Source code of charts:
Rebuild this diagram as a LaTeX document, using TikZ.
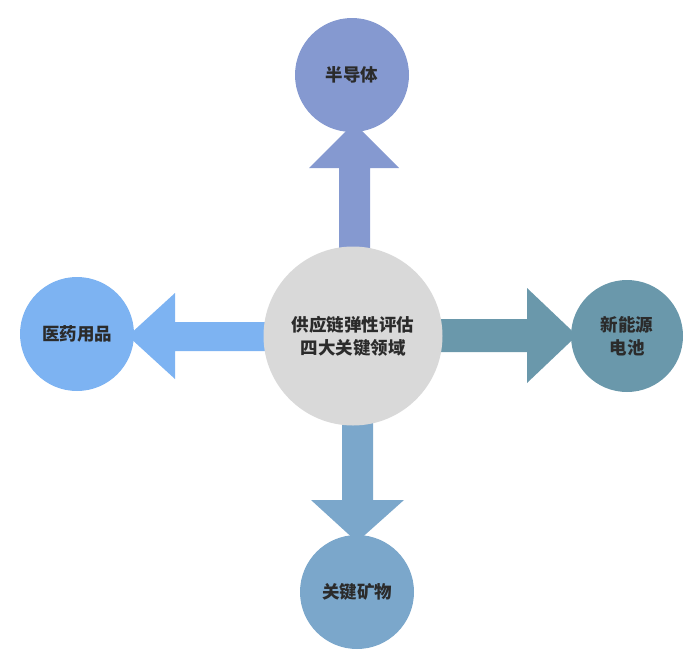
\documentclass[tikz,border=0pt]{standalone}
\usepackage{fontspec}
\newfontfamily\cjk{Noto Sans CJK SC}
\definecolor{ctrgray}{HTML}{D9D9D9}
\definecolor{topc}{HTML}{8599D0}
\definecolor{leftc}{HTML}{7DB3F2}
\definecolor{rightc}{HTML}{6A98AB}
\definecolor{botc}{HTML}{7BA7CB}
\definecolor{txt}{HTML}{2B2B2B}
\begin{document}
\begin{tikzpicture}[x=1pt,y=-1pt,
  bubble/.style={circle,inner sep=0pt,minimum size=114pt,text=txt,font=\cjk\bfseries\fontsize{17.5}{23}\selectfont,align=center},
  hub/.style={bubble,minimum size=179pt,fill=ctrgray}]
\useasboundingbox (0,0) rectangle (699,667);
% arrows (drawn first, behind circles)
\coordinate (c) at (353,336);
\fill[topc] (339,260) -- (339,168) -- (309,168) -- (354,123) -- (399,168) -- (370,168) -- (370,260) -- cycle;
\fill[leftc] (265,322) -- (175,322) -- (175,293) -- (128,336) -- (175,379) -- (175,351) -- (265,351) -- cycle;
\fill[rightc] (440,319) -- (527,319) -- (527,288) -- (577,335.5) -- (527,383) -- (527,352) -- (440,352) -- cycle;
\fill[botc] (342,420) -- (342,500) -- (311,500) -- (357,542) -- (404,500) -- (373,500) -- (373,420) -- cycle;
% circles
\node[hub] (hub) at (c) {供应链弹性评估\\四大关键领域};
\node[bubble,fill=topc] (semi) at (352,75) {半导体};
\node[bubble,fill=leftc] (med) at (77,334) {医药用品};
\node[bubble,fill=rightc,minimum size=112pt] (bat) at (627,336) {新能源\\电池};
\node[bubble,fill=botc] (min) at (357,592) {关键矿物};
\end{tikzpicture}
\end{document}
---
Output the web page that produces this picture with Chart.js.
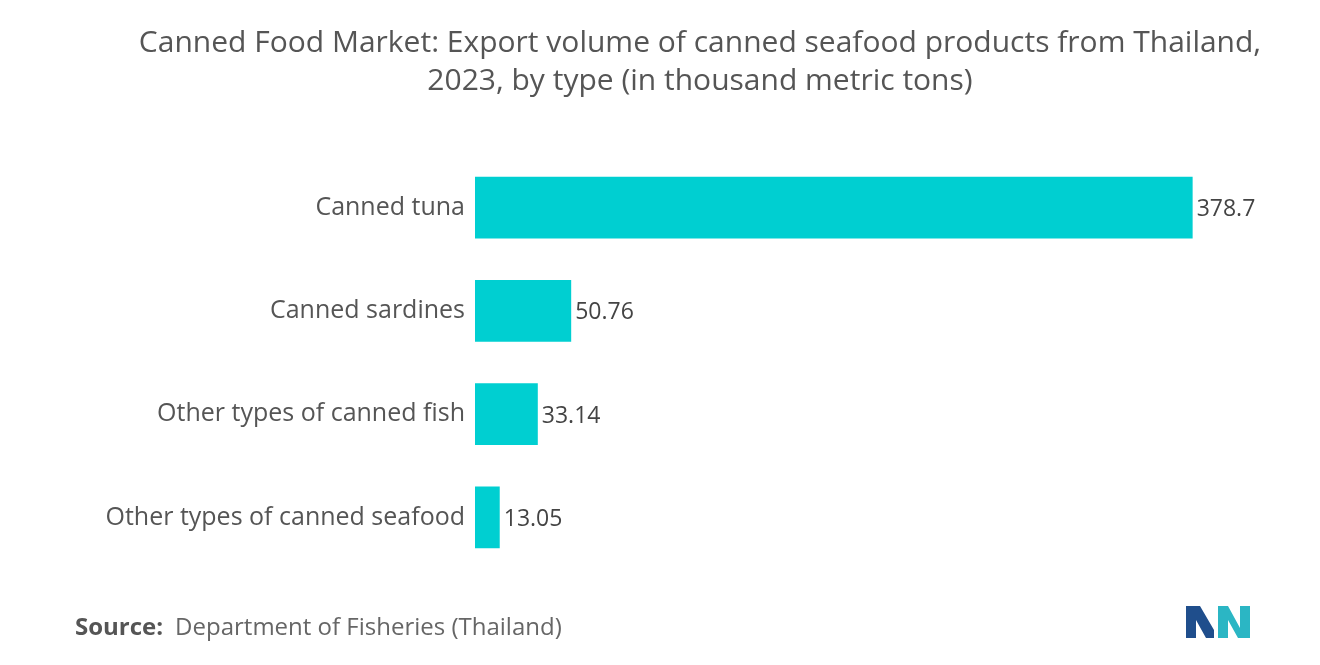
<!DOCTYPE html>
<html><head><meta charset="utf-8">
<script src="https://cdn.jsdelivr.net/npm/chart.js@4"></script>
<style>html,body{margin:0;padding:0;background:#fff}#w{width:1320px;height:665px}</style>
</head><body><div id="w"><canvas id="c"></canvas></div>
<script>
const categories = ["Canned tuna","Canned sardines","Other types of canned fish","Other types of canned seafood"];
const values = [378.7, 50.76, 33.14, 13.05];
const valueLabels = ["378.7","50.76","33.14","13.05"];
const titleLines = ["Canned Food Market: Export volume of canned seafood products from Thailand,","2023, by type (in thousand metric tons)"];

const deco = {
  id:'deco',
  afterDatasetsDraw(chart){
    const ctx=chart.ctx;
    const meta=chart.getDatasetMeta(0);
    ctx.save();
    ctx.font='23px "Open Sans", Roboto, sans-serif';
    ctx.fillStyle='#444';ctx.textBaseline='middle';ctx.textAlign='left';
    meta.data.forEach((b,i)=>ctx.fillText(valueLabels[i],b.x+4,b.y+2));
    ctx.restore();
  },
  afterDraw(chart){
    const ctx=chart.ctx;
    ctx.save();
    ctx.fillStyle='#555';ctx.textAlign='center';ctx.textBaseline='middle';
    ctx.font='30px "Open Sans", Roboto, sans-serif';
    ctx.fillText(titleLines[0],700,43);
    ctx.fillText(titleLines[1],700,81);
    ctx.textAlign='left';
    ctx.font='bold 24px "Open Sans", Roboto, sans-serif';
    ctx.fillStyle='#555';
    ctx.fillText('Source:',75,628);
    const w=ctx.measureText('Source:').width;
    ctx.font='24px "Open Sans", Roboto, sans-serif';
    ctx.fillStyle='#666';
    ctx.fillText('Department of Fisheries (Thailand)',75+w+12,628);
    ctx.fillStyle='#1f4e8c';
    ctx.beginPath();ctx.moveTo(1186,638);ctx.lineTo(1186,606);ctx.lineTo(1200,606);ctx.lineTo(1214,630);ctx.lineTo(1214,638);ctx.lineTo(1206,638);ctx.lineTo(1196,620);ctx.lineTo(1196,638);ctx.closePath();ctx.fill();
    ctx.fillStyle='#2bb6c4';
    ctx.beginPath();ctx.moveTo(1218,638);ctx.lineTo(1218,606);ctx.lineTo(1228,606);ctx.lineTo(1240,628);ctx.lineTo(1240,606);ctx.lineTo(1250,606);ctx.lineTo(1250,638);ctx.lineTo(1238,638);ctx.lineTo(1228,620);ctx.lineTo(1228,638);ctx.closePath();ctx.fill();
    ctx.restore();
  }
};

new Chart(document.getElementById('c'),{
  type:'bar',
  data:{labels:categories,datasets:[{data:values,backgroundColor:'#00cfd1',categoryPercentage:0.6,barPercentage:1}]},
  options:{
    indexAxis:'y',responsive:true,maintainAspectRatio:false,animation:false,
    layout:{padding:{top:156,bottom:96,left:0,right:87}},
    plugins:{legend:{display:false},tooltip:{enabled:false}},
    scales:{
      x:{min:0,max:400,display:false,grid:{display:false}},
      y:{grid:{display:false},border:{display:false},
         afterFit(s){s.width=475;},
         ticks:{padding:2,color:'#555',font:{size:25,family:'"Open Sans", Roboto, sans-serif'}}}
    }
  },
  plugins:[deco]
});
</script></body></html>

— Short task —
Start at the line with "Output the web", stop at the line with "Food Market: Export", both lines included, and repeat that span exactly without its pictures.

— Task response —
Output the web page that produces this picture with Chart.js.
<!DOCTYPE html>
<html><head><meta charset="utf-8">
<script src="https://cdn.jsdelivr.net/npm/chart.js@4"></script>
<style>html,body{margin:0;padding:0;background:#fff}#w{width:1320px;height:665px}</style>
</head><body><div id="w"><canvas id="c"></canvas></div>
<script>
const categories = ["Canned tuna","Canned sardines","Other types of canned fish","Other types of canned seafood"];
const values = [378.7, 50.76, 33.14, 13.05];
const valueLabels = ["378.7","50.76","33.14","13.05"];
const titleLines = ["Canned Food Market: Export volume of canned seafood products from Thailand,","2023, by type (in thousand metric tons)"];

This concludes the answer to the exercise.